First there has to be some examination of motive. It is obviously counterfactual to claim that the wars in Afghanistan and Iraq haven’t increased the risk of jihadist terrorism in the United Kingdom, but, equally, it is obviously counterfactual to claim that giving the police the power to detain suspects for up to ninety days wouldn’t decrease that risk. I support the invasions of Iraq and Afghanistan – although I didn’t at the time – and I’m still viscerally opposed to ninety-day detention, because I think that governments ought to be driven by better impulses than fear. It may be that we would be safer from terror if we passed something like the Data Communications Bill, or that the English Defence League will wither and die once they see Labour’s immigration cap in action, but these remain bad ideas and bad policies.

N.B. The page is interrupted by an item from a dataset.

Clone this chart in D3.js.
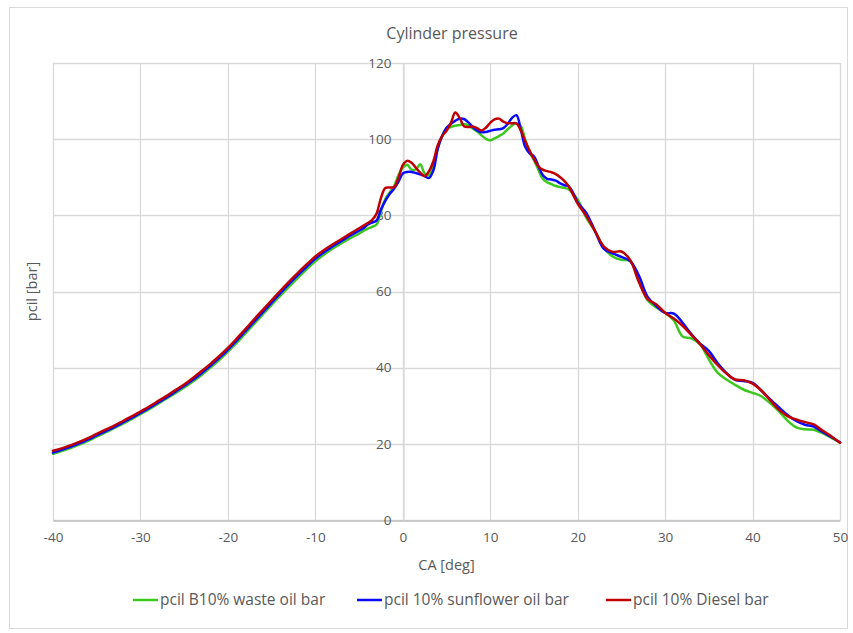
<!DOCTYPE html>
<html>
<head>
<meta charset="utf-8">
<script src="https://cdn.jsdelivr.net/npm/d3@7/dist/d3.min.js"></script>
<style>
  html, body { margin: 0; padding: 0; background: #fff; }
  svg { display: block; font-family: "Open Sans", "Liberation Sans", Arial, sans-serif; }
</style>
</head>
<body>
<svg id="chart" width="853" height="633"></svg>
<script>
// Crank angle samples [deg]
const angles = [
  -40,-39,-38,-37,-36,-35,-34,-33,-32,-31,-30,-29,-28,-27,-26,-25,-24,-23,-22,-21,
  -20,-19,-18,-17,-16,-15,-14,-13,-12,-11,-10,-9,-8,-7,-6,-5,
  -4.5,-4,-3.5,-3,-2.5,-2,-1.5,-1,-0.5,0,0.5,1,1.5,2,2.5,3,3.5,4,4.5,5,5.5,6,6.5,7,7.5,
  8,8.5,9,9.5,10,10.5,11,11.5,12,12.5,13,13.5,14,14.5,15,15.5,16,16.5,17,17.5,18,18.5,19,19.5,20,
  21,22,23,24,25,26,27,28,29,30,31,32,33,34,35,36,37,38,39,40,41,42,43,44,45,46,47,48,49,50
];

// Cylinder pressure [bar], B10% waste oil
const wasteOil = [
  17.4,18.1,18.9,19.8,20.8,21.9,23.0,24.1,25.3,26.5,27.8,29.1,30.5,31.9,33.3,34.8,36.4,38.1,40.0,42.0,
  44.2,46.5,49.0,51.5,54.0,56.5,58.9,61.3,63.6,65.8,67.9,69.7,71.3,72.7,74.0,75.2,
  75.9,76.5,77.0,77.6,81.0,84.3,86.0,87.6,90.5,92.5,93.3,92.0,92.1,93.4,91.0,90.6,93.0,97.6,100.8,102.8,103.2,103.5,103.7,103.9,103.6,
  102.8,102.0,101.0,100.1,99.7,100.2,100.8,101.5,102.6,103.6,104.2,103.4,99.8,96.6,94.5,92.0,89.6,88.7,88.2,87.7,87.4,87.2,86.8,85.5,84.2,
  79.3,75.8,71.5,69.2,68.3,68.0,62.8,57.7,55.8,54.4,52.4,48.2,47.7,46.1,42.2,38.7,36.9,35.5,34.2,33.4,32.5,30.7,28.6,26.1,24.3,23.8,23.7,22.8,21.6,20.3
];

// Cylinder pressure [bar], 10% sunflower oil
const sunflowerOil = [
  17.7,18.4,19.2,20.1,21.1,22.2,23.3,24.4,25.6,26.8,28.1,29.4,30.8,32.2,33.7,35.2,36.8,38.6,40.5,42.5,
  44.7,47.1,49.6,52.1,54.6,57.1,59.6,62.0,64.3,66.5,68.6,70.3,71.9,73.3,74.7,76.0,
  76.6,77.6,78.1,78.6,81.5,83.8,85.6,87.0,88.8,91.0,91.4,91.4,91.1,90.8,90.3,89.8,91.8,97.5,100.8,103.0,104.0,104.8,105.4,105.3,104.4,
  103.2,102.3,101.8,101.9,102.2,102.5,102.6,102.9,104.0,105.6,106.3,102.5,98.0,96.3,95.5,93.0,90.6,89.6,89.4,89.1,88.4,87.9,87.6,85.8,83.4,
  80.6,75.8,71.2,70.0,69.1,68.0,64.2,58.6,56.2,54.4,54.2,51.8,48.8,46.3,44.4,41.2,38.6,36.8,36.5,36.0,34.0,31.7,29.6,27.6,26.0,25.0,24.5,23.1,21.8,20.4
];

// Cylinder pressure [bar], 10% Diesel
const diesel = [
  18.2,18.8,19.6,20.5,21.5,22.6,23.7,24.8,26.0,27.2,28.5,29.8,31.2,32.6,34.1,35.6,37.3,39.1,41.0,43.0,
  45.2,47.6,50.1,52.7,55.2,57.7,60.2,62.6,64.9,67.1,69.2,70.9,72.4,73.8,75.2,76.6,
  77.3,78.0,78.8,80.5,84.5,87.2,87.3,87.4,89.8,93.2,94.3,93.8,92.5,91.2,90.3,91.6,94.2,98.4,100.8,102.2,104.2,107.0,105.6,103.4,103.2,
  103.3,102.9,102.3,103.0,104.3,105.2,105.4,104.6,104.2,104.2,104.1,102.3,99.5,97.0,94.8,92.9,92.0,91.6,91.3,90.8,90.0,89.0,87.5,85.3,83.1,
  79.8,75.8,71.8,70.4,70.5,68.3,62.5,58.0,56.6,54.4,52.9,51.0,48.6,46.2,43.3,40.7,38.5,36.9,36.7,35.8,34.0,31.5,29.0,27.3,26.4,25.7,25.1,23.5,22.0,20.3
];

const seriesNames = ["pcil B10% waste oil bar", "pcil 10% sunflower oil bar", "pcil 10% Diesel bar"];
const seriesColors = ["#3cc81e", "#0a0aff", "#c00000"];
const seriesValues = [wasteOil, sunflowerOil, diesel];

const xTicks = [-40,-30,-20,-10,0,10,20,30,40,50];
const yTicks = [0,20,40,60,80,100,120];

const svg = d3.select("#chart");
const W = 853, H = 633;
const plot = { left: 53, right: 840, top: 63, bottom: 520 };

const x = d3.scaleLinear().domain([-40, 50]).range([plot.left, plot.right]);
const y = d3.scaleLinear().domain([0, 120]).range([plot.bottom, plot.top]);

const textColor = "#595959";
const gridColor = "#d9d9d9";
const fontFamily = "'Open Sans', 'Liberation Sans', Arial, sans-serif";

// chart frame
svg.append("rect")
  .attr("x", 9.5).attr("y", 7.5)
  .attr("width", W - 15).attr("height", H - 12)
  .attr("fill", "#fff").attr("stroke", gridColor).attr("stroke-width", 1);

// gridlines
const grid = svg.append("g");
grid.selectAll("line.h").data(yTicks).join("line")
  .attr("x1", plot.left).attr("x2", plot.right)
  .attr("y1", d => Math.round(y(d)) + 0.5).attr("y2", d => Math.round(y(d)) + 0.5)
  .attr("stroke", gridColor).attr("stroke-width", 1.3);
grid.selectAll("line.v").data(xTicks).join("line")
  .attr("y1", plot.top).attr("y2", plot.bottom)
  .attr("x1", d => Math.round(x(d)) + 0.5).attr("x2", d => Math.round(x(d)) + 0.5)
  .attr("stroke", gridColor).attr("stroke-width", 1.3);

// x axis along the bottom (plain hyphen minus signs)
const xAxis = svg.append("g")
  .attr("transform", `translate(0,${plot.bottom + 0.5})`)
  .call(d3.axisBottom(x).tickValues(xTicks).tickSize(0).tickPadding(12).tickFormat(d => String(d)));
xAxis.select(".domain").attr("stroke", "#bfbfbf").attr("stroke-width", 1.3);
xAxis.selectAll("text").attr("fill", textColor).style("font-size", "13.5px")
  .style("font-family", fontFamily);

// y axis crossing at CA = 0
const yAxis = svg.append("g")
  .attr("transform", `translate(${Math.round(x(0)) + 0.5},0)`)
  .call(d3.axisLeft(y).tickValues(yTicks).tickSize(0).tickPadding(12).tickFormat(d => String(d)));
yAxis.select(".domain").attr("stroke", gridColor).attr("stroke-width", 1.3);
yAxis.selectAll("text").attr("fill", textColor).style("font-size", "13.5px")
  .style("font-family", fontFamily);

// pressure curves
const line = d3.line()
  .x(d => x(d[0]))
  .y(d => y(d[1]))
  .curve(d3.curveCatmullRom.alpha(0.5));

seriesValues.forEach((vals, i) => {
  svg.append("path")
    .datum(angles.map((a, k) => [a, vals[k]]))
    .attr("fill", "none")
    .attr("stroke", seriesColors[i])
    .attr("stroke-width", 2.5)
    .attr("stroke-linejoin", "round")
    .attr("stroke-linecap", "round")
    .attr("d", line);
});

// titles
svg.append("text")
  .attr("x", 452).attr("y", 39)
  .attr("text-anchor", "middle")
  .attr("fill", textColor)
  .style("font-size", "16px")
  .text("Cylinder pressure");

svg.append("text")
  .attr("transform", `translate(37,${(plot.top + plot.bottom) / 2}) rotate(-90)`)
  .attr("text-anchor", "middle")
  .attr("fill", textColor)
  .style("font-size", "14.5px")
  .text("pcil [bar]");

svg.append("text")
  .attr("x", (plot.left + plot.right) / 2).attr("y", 570)
  .attr("text-anchor", "middle")
  .attr("fill", textColor)
  .style("font-size", "14.5px")
  .text("CA [deg]");

// legend
const legendX = [133, 357, 606];
const legend = svg.append("g").attr("transform", "translate(0,600)");
seriesNames.forEach((name, i) => {
  const g = legend.append("g").attr("transform", `translate(${legendX[i]},0)`);
  g.append("line").attr("x1", 0).attr("x2", 25).attr("y1", 0).attr("y2", 0)
    .attr("stroke", seriesColors[i]).attr("stroke-width", 2.5);
  g.append("text").attr("x", 27).attr("y", 5)
    .attr("fill", textColor).style("font-size", "15.5px")
    .text(name);
});
</script>
</body>
</html>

Nevertheless, we shouldn’t blind ourselves to the real consequences of policies we think are right, and we shouldn’t pretend that the incursions into Iraq and Afghanistan haven’t made British people less safe. Equally, though, we shouldn’t allow an argument about Iraq – again, like that column I mooted at the beginning, a discussion we’re comfortable having – to prevent us having a serious conversation about the motive that bound together Adebolajo and Adebowale.

For anyone who has spent any time at all at the London Met, or City University, or the University of East London, then the fact there is far-right Islamic activity on campuses in inner London is as surprising as Sunday following Saturday, and yet, the University of Greenwich is only now beginning to investigate whether or not there might be radical extremism within that institution. That betrays a wider failing: of our collective unwillingness to even talk about the problem of radical Islamism, because it makes us feel uncomfortable. The legacy of Woolwich shouldn’t be isolationism abroad or authoritarianism at home: it has to be a willingness to have uncomfortable conversations.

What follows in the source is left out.